Le 7 octobre, le Président Alpha Grimpeur a accordé une interview à RFI et France 24 sur la présidentielle du 18 octobre. Il en a profité pour faire d’inacceptables raccourcis sur l’histoire récente de la Guinée. On ne peut pas ne pas revenir sur certains de ces raccourcis dont a usé le leader guinéen pour tordre le cou sans ménagement à cette page palpitante de notre histoire. La présidentielle de 1993 prouverait qu’il ne saurait être un dictateur. « Je me suis battu, pendant 44 ans j’étais opposant, affirme Alpha Condé. J’ai été condamné à mort par Sékou Touré et j’ai fait la prison. J’ai gagné les élections en 1993 tout le monde le sait, j’ai refusé bien que les militaires disaient qu’ils étaient avec moi. J’ai dit que je ne suis pas venu pour gouverner les cimetières. Donc si je voulais une présidence à vie, j’allais commencer à être président en 1993.

Oui, Alpha Condé a été condamné à mort par Sékou Touré ! Aux historiens le défi est lancé d’établir les circonstances, le tenants et abrutissants d’une telle condamnation.

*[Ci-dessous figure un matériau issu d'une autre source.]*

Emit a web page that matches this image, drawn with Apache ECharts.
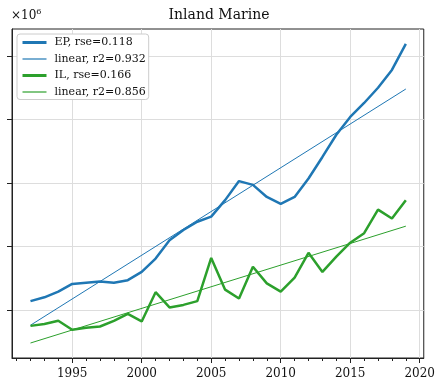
<!DOCTYPE html>
<html>
<head>
<meta charset="utf-8">
<script src="https://cdn.jsdelivr.net/npm/echarts@6/dist/echarts.min.js"></script>
<style>
  html, body { margin: 0; padding: 0; background: #fff; }
  #chart { width: 438px; height: 382px; }
</style>
</head>
<body>
<div id="chart"></div>
<script>
// values in units of 10^6
const years = [1992, 1993, 1994, 1995, 1996, 1997, 1998, 1999, 2000, 2001, 2002, 2003, 2004, 2005,
  2006, 2007, 2008, 2009, 2010, 2011, 2012, 2013, 2014, 2015, 2016, 2017, 2018, 2019];
const epValues = [1.14, 1.20, 1.29, 1.41, 1.43, 1.45, 1.43, 1.47, 1.60, 1.81, 2.10, 2.26, 2.39, 2.47,
  2.73, 3.03, 2.97, 2.78, 2.67, 2.78, 3.07, 3.41, 3.76, 4.04, 4.26, 4.50, 4.78, 5.19];
const ilValues = [0.75, 0.78, 0.83, 0.69, 0.72, 0.74, 0.83, 0.94, 0.82, 1.28, 1.04, 1.08, 1.14, 1.82,
  1.32, 1.18, 1.68, 1.42, 1.29, 1.51, 1.90, 1.60, 1.84, 2.06, 2.21, 2.58, 2.44, 2.73];
// fitted lines: value at first and last year
const fitYears = [1992, 2019];
const epFit = [0.76, 4.48];
const ilFit = [0.48, 2.32];

const majorYears = [1995, 2000, 2005, 2010, 2015, 2020];
const minorYears = [1991, 1992, 1993, 1994, 1995, 1996, 1997, 1998, 1999, 2000, 2001, 2002, 2003,
  2004, 2005, 2006, 2007, 2008, 2009, 2010, 2011, 2012, 2013, 2014, 2015, 2016, 2017, 2018, 2019, 2020];
const yTicks = [1, 2, 3, 4, 5];

const serif = 'DejaVu Serif';
const blue = '#1f77b4';
const green = '#2ca02c';

const pairs = (xs, ys) => xs.map((x, i) => [x, ys[i]]);

const chart = echarts.init(document.getElementById('chart'));
chart.setOption({
  animation: false,
  backgroundColor: '#fff',
  title: {
    text: 'Inland Marine',
    left: 'center',
    top: 3,
    textStyle: { fontFamily: serif, fontWeight: 'normal', fontSize: 14, color: '#111' }
  },
  graphic: [{
    type: 'text',
    left: 11,
    top: 8,
    style: {
      text: '×10{s|6}',
      fontFamily: serif,
      fontSize: 12,
      fill: '#111',
      rich: { s: { fontFamily: serif, fontSize: 8, verticalAlign: 'top', padding: [0, 0, 8, 0] } }
    }
  }],
  legend: {
    orient: 'vertical',
    left: 17,
    top: 34,
    padding: [3, 3, 2, 4],
    itemWidth: 24,
    itemHeight: 12,
    itemGap: 5.5,
    backgroundColor: '#fff',
    borderColor: '#ccc',
    borderWidth: 1,
    borderRadius: 3,
    itemStyle: { opacity: 0 },
    textStyle: { fontFamily: serif, fontSize: 11, color: '#111', padding: [0, 0, 0, 3] },
    data: [
      { name: 'EP, rse=0.118', lineStyle: { width: 3 } },
      { name: 'linear, r2=0.932', lineStyle: { width: 1.2 } },
      { name: 'IL, rse=0.166', lineStyle: { width: 3 } },
      { name: 'linear, r2=0.856', lineStyle: { width: 1.2 } }
    ]
  },
  grid: {
    left: 12, right: 11, top: 29, bottom: 24,
    show: true, borderColor: '#222', borderWidth: 1
  },
  xAxis: [{
    type: 'value',
    min: 1990.67,
    max: 2020.29,
    axisLine: { show: true, onZero: false, lineStyle: { color: '#222' } },
    axisTick: { show: true, customValues: majorYears, length: 5, lineStyle: { color: '#222' } },
    axisLabel: { customValues: majorYears, margin: 10, fontFamily: serif, fontSize: 12, color: '#111',
      formatter: v => String(v) },
    splitLine: { show: true, lineStyle: { color: '#ddd', width: 1 } }
  }, {
    type: 'value',
    min: 1990.67,
    max: 2020.29,
    position: 'bottom',
    axisLine: { show: false },
    axisTick: { show: true, customValues: minorYears, length: 3, lineStyle: { color: '#222' } },
    axisLabel: { show: false },
    splitLine: { show: false }
  }],
  yAxis: {
    type: 'value',
    min: 0.244,
    max: 5.425,
    axisLine: { show: true, onZero: false, lineStyle: { color: '#222' } },
    axisTick: { show: true, customValues: yTicks, length: 5, lineStyle: { color: '#222' } },
    axisLabel: { show: false, customValues: yTicks },
    splitLine: { show: true, lineStyle: { color: '#ddd', width: 1 } }
  },
  series: [{
    name: 'EP, rse=0.118',
    type: 'line',
    data: pairs(years, epValues),
    symbol: 'none',
    color: blue,
    lineStyle: { width: 2.5, color: blue },
    z: 3
  }, {
    name: 'linear, r2=0.932',
    type: 'line',
    data: pairs(fitYears, epFit),
    symbol: 'none',
    color: blue,
    lineStyle: { width: 1, color: blue },
    z: 2
  }, {
    name: 'IL, rse=0.166',
    type: 'line',
    data: pairs(years, ilValues),
    symbol: 'none',
    color: green,
    lineStyle: { width: 2.5, color: green },
    z: 3
  }, {
    name: 'linear, r2=0.856',
    type: 'line',
    data: pairs(fitYears, ilFit),
    symbol: 'none',
    color: green,
    lineStyle: { width: 1, color: green },
    z: 2
  }]
});
</script>
</body>
</html>
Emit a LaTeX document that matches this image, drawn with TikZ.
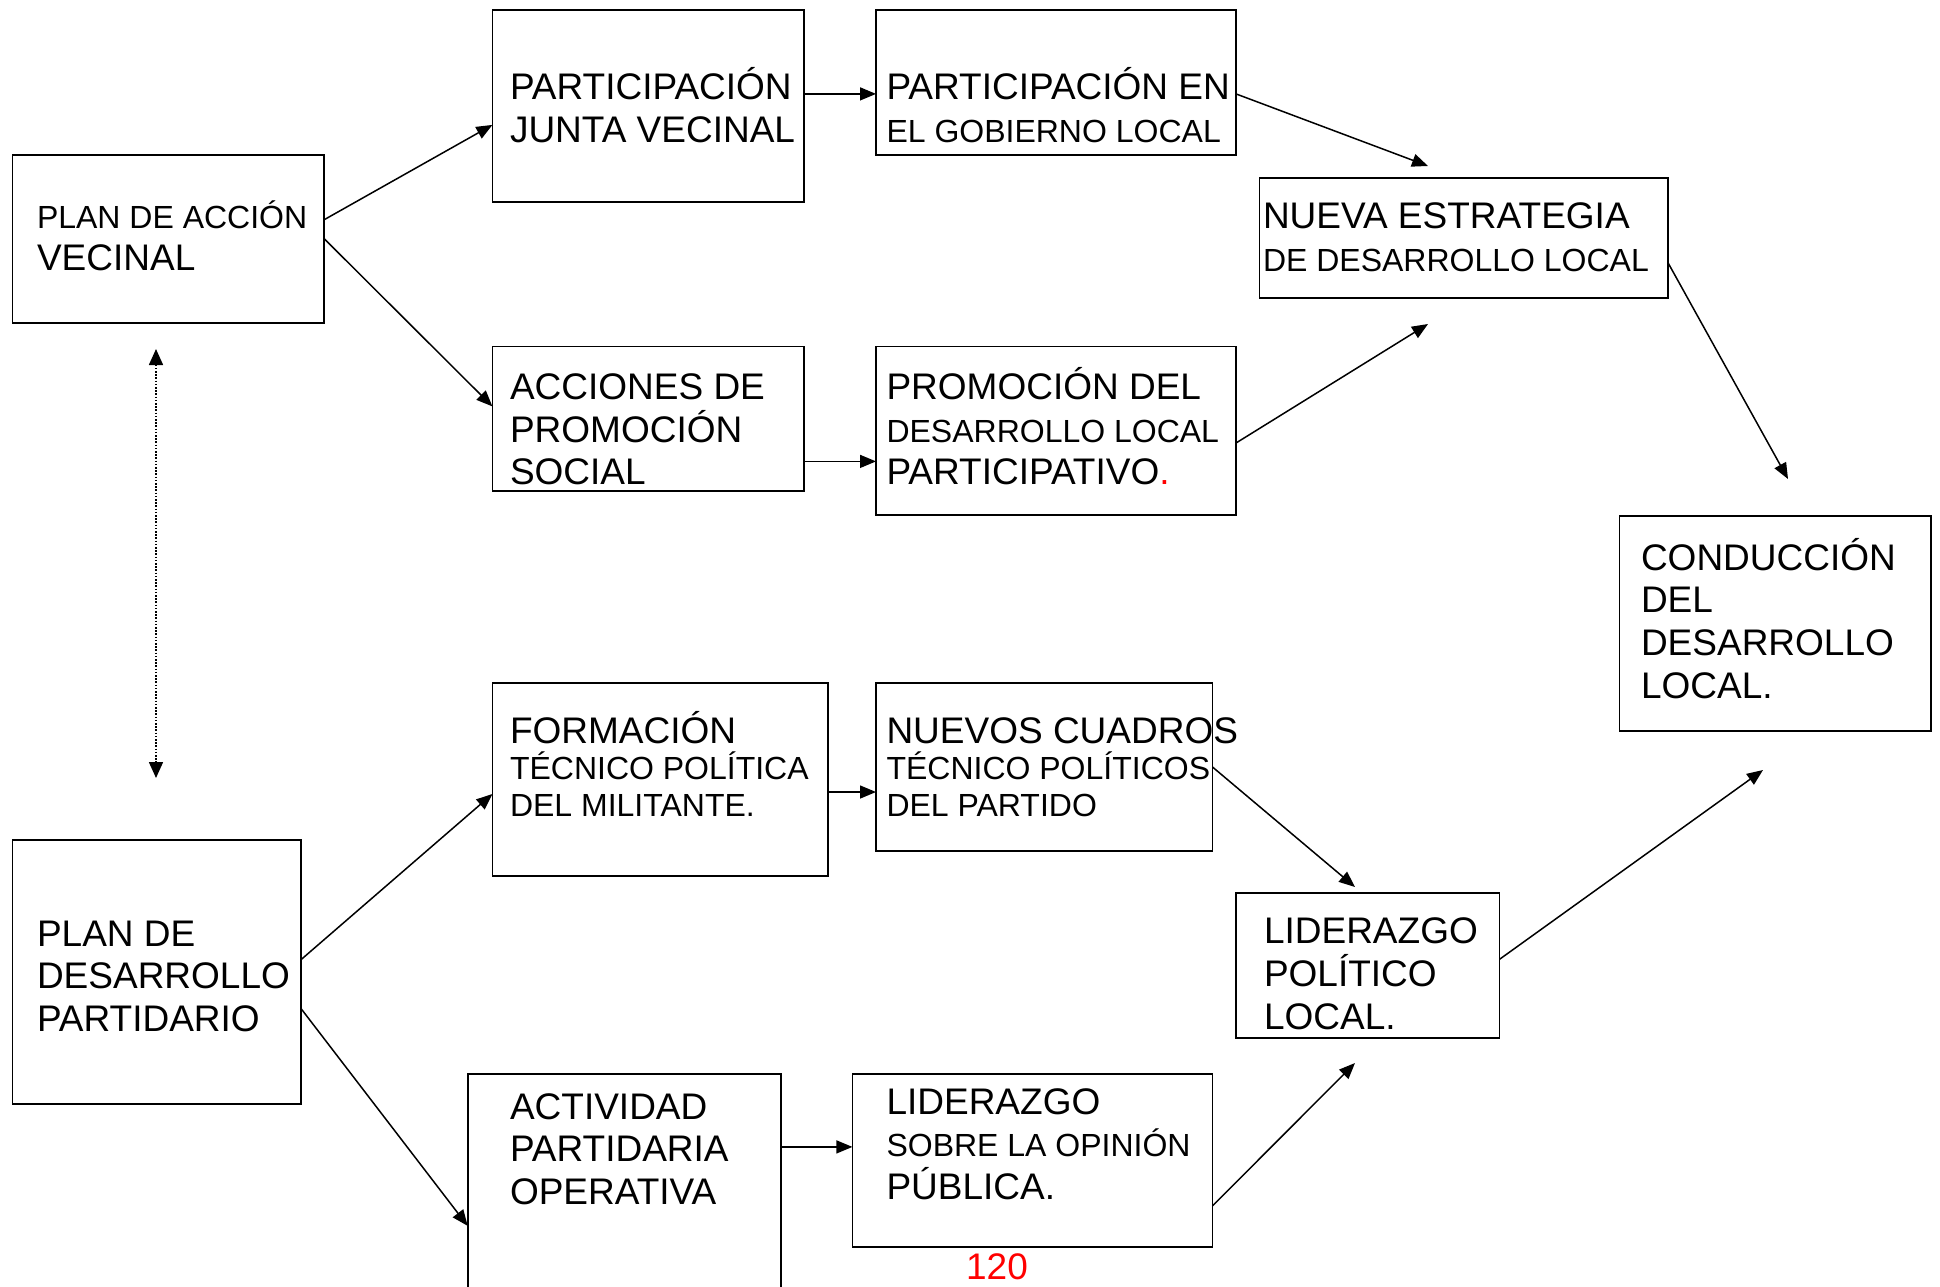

Oui, Alpha a fait la prison. Au temps du Général Conté. Il faut le préciser ! Mais Alpha a-t-il gagné les élections de 1993 ? Tout le monde le sait-il ? Non, il ne les avait pas gagnées. Ceux qui le savent ne sont pas tous morts. Le vote de Kankan et de Siguiri avait été annulé sur une base méchante mais logique. Siguiri a voté sans isoloirs. A ciel ouvert. Le jour du scrutin, Kankan a réclamé à Gomez, ministre de l’Intérieur de l’époque, des bulletins de vote pour le RPG et le PUP, sous prétexte qu’il en manquait. Les bulletins ont été aussitôt expédiés à Kankan, par hélicoptère. Et les autorités régionales de couper la poire en deux : le lot du RPG a été distribué dans les bureaux de vote, celui du PUP, soigneusement rangé dans un magasin. Même les enfants de bas-âge ont eu le loisir de voter RPG. L’affaire a éclaté, qui a emporté le maire, feu Grand K, jusqu’à la prison civile. Indéniable : si Kankan et Siguiri n’avaient pas été annulés, Alpha Condé aurait mis Lansana Conté en ballotage. Pas plus. Indéniable : à Conakry, les camps Alpha Yaya Diallo et Samory Touré avaient majoritairement voté Alpha. Mais de là à inférer que le patron du RPG pouvait être installé au pouvoir relève de la légende. Les officiers pro-Alpha n’avaient pas toute la situation en main.

Aussi, M. Condé devait-il attendre les événements des 2 et 3 février 1996 pour tenter de ressortir la tête, rassuré qu’il est par le groupe d’officiers qui le soutenait : « Alpha au pouvoir, c’est maintenant ! » Lansana Conté ne dormait plus que d’un œil. Il fait démonter les batteries des blindés qu’il met sous bonne garde. Avant de s’embarquer pour Paris d’où il devait suivre le déroulement de la mutinerie, Alpha laisse à ses amis officiers une enveloppe conséquente destinée à l’achat des batteries de remplacement. On choisit celles des tracteurs. C’est le premier flop. Suivi du second peu après. Alpha avait demandé à ses futurs-ex mutins de proclamer la nouvelle république au nom du RPG. Le tollé a tôt fait de parvenir aux oreilles de Gomez. Signé de l’aile « légaliste » du même RPG. A la date d’aujourd’hui, les rancœurs ne se sont pas entièrement dissipées entre Alpha Condé et certains de ses délateurs de février 1996. Tout le monde le sait.